◆ **INSTRUCTIONS TO FOLLOW**: Retype only what runs from the first line of the listing to the line holding "(O) -- (Xend);", both included. Do not retype the pictures.

[BEGIN TASK DATA]

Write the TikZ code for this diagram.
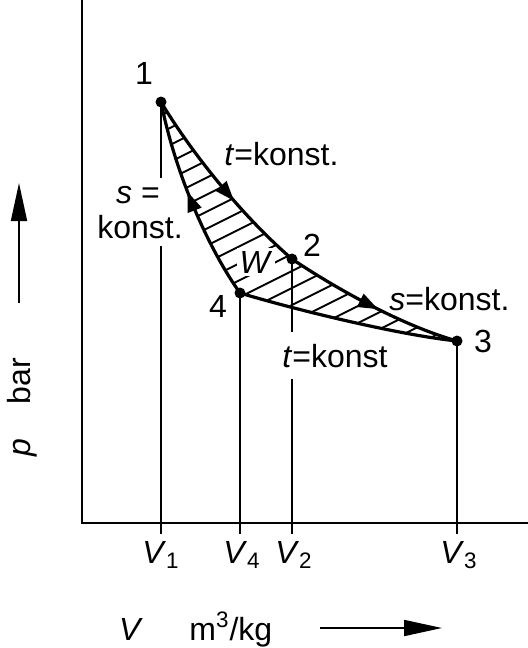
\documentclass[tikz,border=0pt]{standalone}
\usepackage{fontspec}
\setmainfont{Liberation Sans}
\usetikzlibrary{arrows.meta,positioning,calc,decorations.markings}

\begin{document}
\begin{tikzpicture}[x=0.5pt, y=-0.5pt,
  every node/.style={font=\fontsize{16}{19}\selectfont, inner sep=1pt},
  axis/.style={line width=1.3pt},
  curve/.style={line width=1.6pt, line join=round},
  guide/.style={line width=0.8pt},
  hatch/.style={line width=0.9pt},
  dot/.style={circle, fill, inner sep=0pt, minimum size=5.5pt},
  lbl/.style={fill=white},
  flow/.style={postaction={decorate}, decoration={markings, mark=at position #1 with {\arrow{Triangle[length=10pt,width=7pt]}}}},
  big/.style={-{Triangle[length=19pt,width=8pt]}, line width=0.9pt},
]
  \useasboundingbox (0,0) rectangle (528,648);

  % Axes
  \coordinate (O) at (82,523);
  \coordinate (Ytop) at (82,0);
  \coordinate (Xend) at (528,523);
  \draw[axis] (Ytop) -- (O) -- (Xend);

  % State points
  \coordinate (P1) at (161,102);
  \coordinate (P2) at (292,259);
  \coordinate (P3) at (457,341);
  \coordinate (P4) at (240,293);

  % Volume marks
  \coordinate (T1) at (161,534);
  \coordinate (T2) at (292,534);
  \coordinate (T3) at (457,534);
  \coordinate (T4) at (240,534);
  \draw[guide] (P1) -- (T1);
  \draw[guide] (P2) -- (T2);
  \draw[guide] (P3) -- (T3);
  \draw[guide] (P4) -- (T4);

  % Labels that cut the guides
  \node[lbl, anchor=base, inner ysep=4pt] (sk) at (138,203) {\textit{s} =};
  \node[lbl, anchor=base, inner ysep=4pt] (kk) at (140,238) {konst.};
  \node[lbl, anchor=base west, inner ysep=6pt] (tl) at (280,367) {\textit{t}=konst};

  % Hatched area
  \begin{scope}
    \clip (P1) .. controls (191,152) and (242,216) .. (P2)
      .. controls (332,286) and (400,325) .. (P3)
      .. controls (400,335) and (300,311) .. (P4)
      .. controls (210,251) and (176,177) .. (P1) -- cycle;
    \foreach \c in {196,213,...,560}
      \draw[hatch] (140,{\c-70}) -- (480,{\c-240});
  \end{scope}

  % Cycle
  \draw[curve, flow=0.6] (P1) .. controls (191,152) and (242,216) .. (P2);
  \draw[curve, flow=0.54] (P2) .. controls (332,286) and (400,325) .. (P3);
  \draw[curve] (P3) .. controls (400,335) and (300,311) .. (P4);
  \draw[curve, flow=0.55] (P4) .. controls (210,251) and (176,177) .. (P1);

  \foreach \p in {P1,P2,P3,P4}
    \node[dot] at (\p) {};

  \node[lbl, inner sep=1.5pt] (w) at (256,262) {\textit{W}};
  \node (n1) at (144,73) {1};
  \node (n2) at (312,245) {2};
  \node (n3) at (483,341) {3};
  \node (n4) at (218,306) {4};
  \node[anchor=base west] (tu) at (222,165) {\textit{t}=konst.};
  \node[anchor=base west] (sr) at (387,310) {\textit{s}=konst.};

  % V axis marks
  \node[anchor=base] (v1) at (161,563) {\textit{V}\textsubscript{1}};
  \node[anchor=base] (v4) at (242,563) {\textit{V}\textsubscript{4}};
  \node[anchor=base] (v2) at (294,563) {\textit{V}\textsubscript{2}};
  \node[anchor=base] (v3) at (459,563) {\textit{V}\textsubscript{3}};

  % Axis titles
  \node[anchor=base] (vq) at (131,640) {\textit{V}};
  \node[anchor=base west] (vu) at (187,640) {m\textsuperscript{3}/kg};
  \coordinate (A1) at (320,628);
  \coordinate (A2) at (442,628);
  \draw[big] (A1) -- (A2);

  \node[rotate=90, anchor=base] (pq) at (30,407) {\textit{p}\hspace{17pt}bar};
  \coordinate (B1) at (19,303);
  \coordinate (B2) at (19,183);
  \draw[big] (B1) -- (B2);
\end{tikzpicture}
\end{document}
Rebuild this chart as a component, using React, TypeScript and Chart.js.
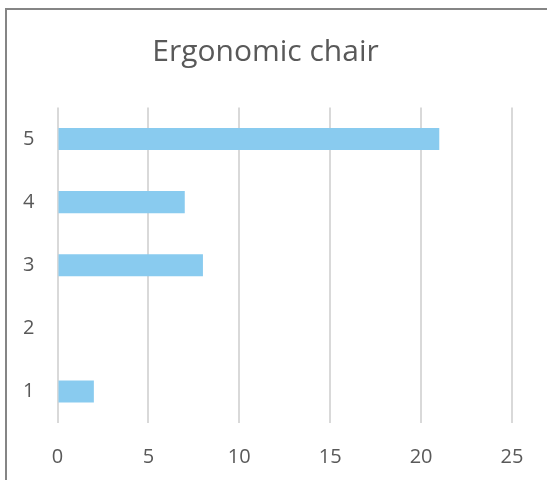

[END TASK DATA]

◆ **SOLUTION TO THIS TASK**:
Write the TikZ code for this diagram.
\documentclass[tikz,border=0pt]{standalone}
\usepackage{fontspec}
\setmainfont{Liberation Sans}
\usetikzlibrary{arrows.meta,positioning,calc,decorations.markings}

\begin{document}
\begin{tikzpicture}[x=0.5pt, y=-0.5pt,
  every node/.style={font=\fontsize{16}{19}\selectfont, inner sep=1pt},
  axis/.style={line width=1.3pt},
  curve/.style={line width=1.6pt, line join=round},
  guide/.style={line width=0.8pt},
  hatch/.style={line width=0.9pt},
  dot/.style={circle, fill, inner sep=0pt, minimum size=5.5pt},
  lbl/.style={fill=white},
  flow/.style={postaction={decorate}, decoration={markings, mark=at position #1 with {\arrow{Triangle[length=10pt,width=7pt]}}}},
  big/.style={-{Triangle[length=19pt,width=8pt]}, line width=0.9pt},
]
  \useasboundingbox (0,0) rectangle (528,648);

  % Axes
  \coordinate (O) at (82,523);
  \coordinate (Ytop) at (82,0);
  \coordinate (Xend) at (528,523);
  \draw[axis] (Ytop) -- (O) -- (Xend);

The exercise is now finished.